East-central North Dakota's duck population is on the increase. Wetland
manager Ed Meendering of the Valley City Wetland Management District says
he has seen quite a few more mallards this week, plus an increase in Canada
geese. On the other hand, Meendering says he has not yet seen any migrant
Canada geese, snow geese or sandhill cranes.

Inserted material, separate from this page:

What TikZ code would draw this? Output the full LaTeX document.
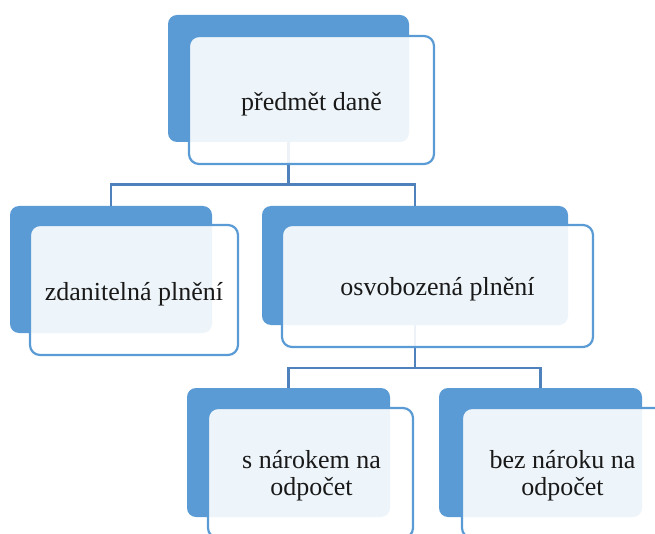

Waterfowl populations seem to be holding steady in southeast-central North
Dakota. Mick Erickson of the Kulm Wetland Management District says the
area still has good numbers of local mallards and gadwalls, and larger
flocks of resident Canada geese are being reported. However, most teal
have departed. He reports the best water conditions are in eastern Logan
and McIntosh counties.

More diving ducks have moved into Stutsman and Wells counties. Chase Lake
Wetland Management District manager Tomi Buskness reports some of the local
ducks have moved out, but there are still some mallards, Canada geese and
sandhill cranes in the area.

Cold temperatures have iced over many wetlands and driven much of the
waterfowl out of northwestern North Dakota. Refuge manager Tim Kessler of
the Crosby Wetland Management District says several days of warmer weather
will be needed to open up the wetlands. He reports there are lots of
ducks and geese remaining in southern Saskatchewan.

Many of Mountrail County's remaining small wetlands have iced over and
local ducks have moved on. However, operations specialist Chad Zorn of
Lostwood Wetland Management District says some migrant mallards in flocks
of 20-40 birds appear to have moved in. He reports seeing very few snow
geese.

More waterfowl have reached Des Lacs National Wildlife Refuge near Kenmare.
Manager Dan Severson says the Refuge is holding 1,500 snow geese, about
2,500 Canada geese and 20,000 ducks. Most of the snow geese are on the
north end of the Refuge, the Canada geese are a mixture of residents and
migrants, and mallards make up about half the duck numbers, with local
gadwalls, teal and pintails well represented. Severson says he is seeing
about 900 tundra swans, a much higher number than normal. He cautions that
cold weather could quickly and drastically change the situation.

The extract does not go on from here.